The commentary illustrates that there is a positive relationship between community remoteness and the cost of healthy eating, and in general, the further north one goes, the cost of healthy food increases. For example, it costs over $1,900 more per year to buy healthy food for a family in the Rainy River and Kenora Districts than it would cost for a family in Toronto. In northern communities, there are several factors that can account for higher food prices, including increased travel costs, a lack of market competition, and inadequate road and transport infrastructure.
Food security is also impacted by inadequate income and social assistance. Currently, both federal and provincial levels of government have established plans in place to combat the high cost of healthy eating in the north and food insecurity more broadly. Data would suggest however, that these programs have not adequately addressed the situation to ensure that such food is accessible and affordable for every Canadian.
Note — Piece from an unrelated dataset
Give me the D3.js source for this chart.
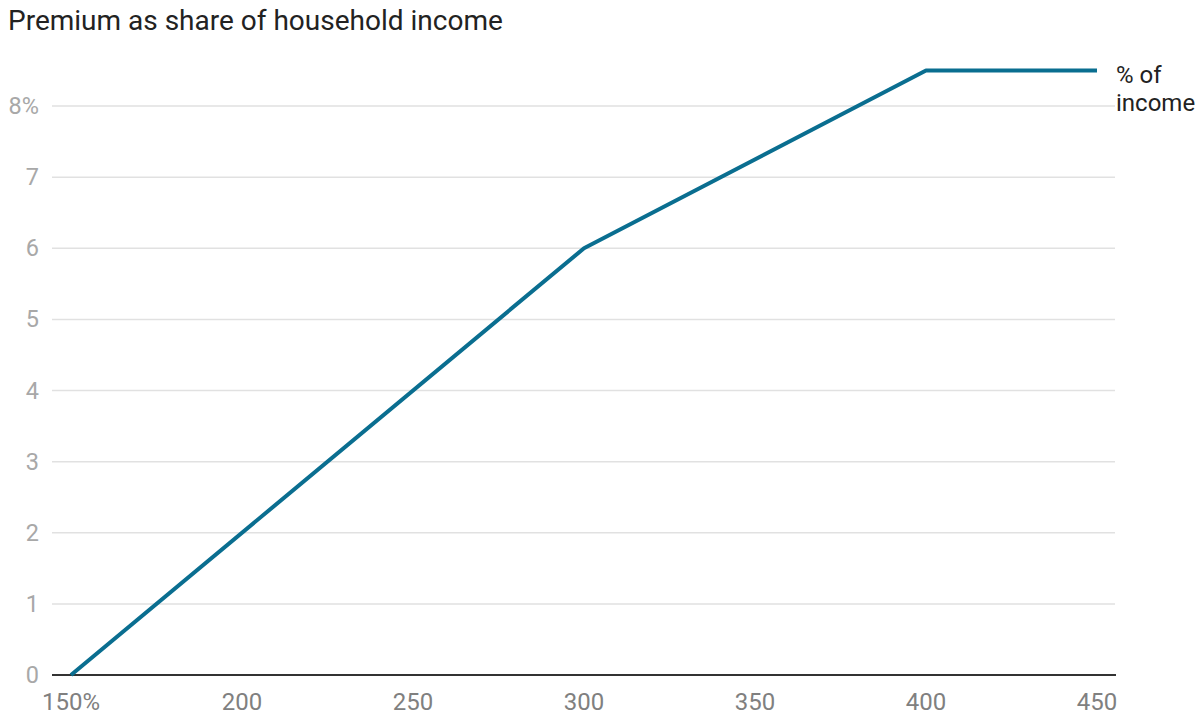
<!DOCTYPE html>
<html>
<head>
<meta charset="utf-8">
<script src="https://cdn.jsdelivr.net/npm/d3@7"></script>
<style>
  body { margin: 0; background: #fff; }
  svg { font-family: Roboto, "Noto Sans", sans-serif; }
</style>
</head>
<body>
<svg id="chart" width="1202" height="715"></svg>
<script>
// Income as % of poverty level vs premium as % of income
const incomeLevels = [150, 300, 400, 450];
const premiumShare = [0, 6, 8.5, 8.5];
const xTicks = [150, 200, 250, 300, 350, 400, 450];
const yTicks = [0, 1, 2, 3, 4, 5, 6, 7, 8];

const data = incomeLevels.map((x, i) => ({ x: x, y: premiumShare[i] }));

const svg = d3.select('#chart');

const x = d3.scaleLinear().domain([150, 450]).range([71, 1097]);
const y = d3.scaleLinear().domain([0, 8]).range([675, 106]);

// title
svg.append('text')
  .attr('x', 8).attr('y', 30)
  .style('font-size', '28px')
  .style('fill', '#222')
  .text('Premium as share of household income');

// gridlines
svg.append('g').selectAll('line')
  .data(yTicks.filter(d => d > 0))
  .join('line')
  .attr('x1', 52).attr('x2', 1115)
  .attr('y1', d => y(d)).attr('y2', d => y(d))
  .style('stroke', '#e1e1e1')
  .style('stroke-width', 1.5);

// y labels
svg.append('g').selectAll('text')
  .data(yTicks)
  .join('text')
  .attr('x', 39)
  .attr('y', d => y(d) + 8)
  .attr('text-anchor', 'end')
  .style('font-size', '23.5px')
  .style('fill', '#a8a8a8')
  .text(d => d === 8 ? '8%' : d);

// x labels
svg.append('g').selectAll('text')
  .data(xTicks)
  .join('text')
  .attr('x', d => x(d))
  .attr('y', 710)
  .attr('text-anchor', 'middle')
  .style('font-size', '24px')
  .style('fill', '#808080')
  .text(d => d === 150 ? '150%' : d);

// baseline
svg.append('line')
  .attr('x1', 52).attr('x2', 1116)
  .attr('y1', y(0)).attr('y2', y(0))
  .style('stroke', '#333')
  .style('stroke-width', 2);

// series line
const line = d3.line().x(d => x(d.x)).y(d => y(d.y));
svg.append('path')
  .datum(data)
  .attr('d', line)
  .style('fill', 'none')
  .style('stroke', '#0a6e90')
  .style('stroke-width', 4)
  .style('stroke-linejoin', 'round');

// series label
const lab = svg.append('text')
  .attr('x', 1116)
  .attr('y', 83)
  .style('font-size', '24px')
  .style('fill', '#222');
lab.append('tspan').attr('x', 1116).text('% of');
lab.append('tspan').attr('x', 1116).attr('dy', 28).text('income');
</script>
</body>
</html>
Melillo proposes different solutions that have the potential to alleviate food insecurity in northern communities either by lowering the cost of nutritious food and/or increasing the income of those currently struggling. Potential solutions include:
Continued development of the northern economy, including the construction of roads to isolated communities;
Implementing a drone pilot project that would identify the value of drone and airship technology as a solution to food insecurity;
Encouraging cooperative business models as opposed to for-profit grocery stores;
Reconsider implementing a basic income guarantee, which could lead to increased income and purchasing power for those currently struggling with food insecurity.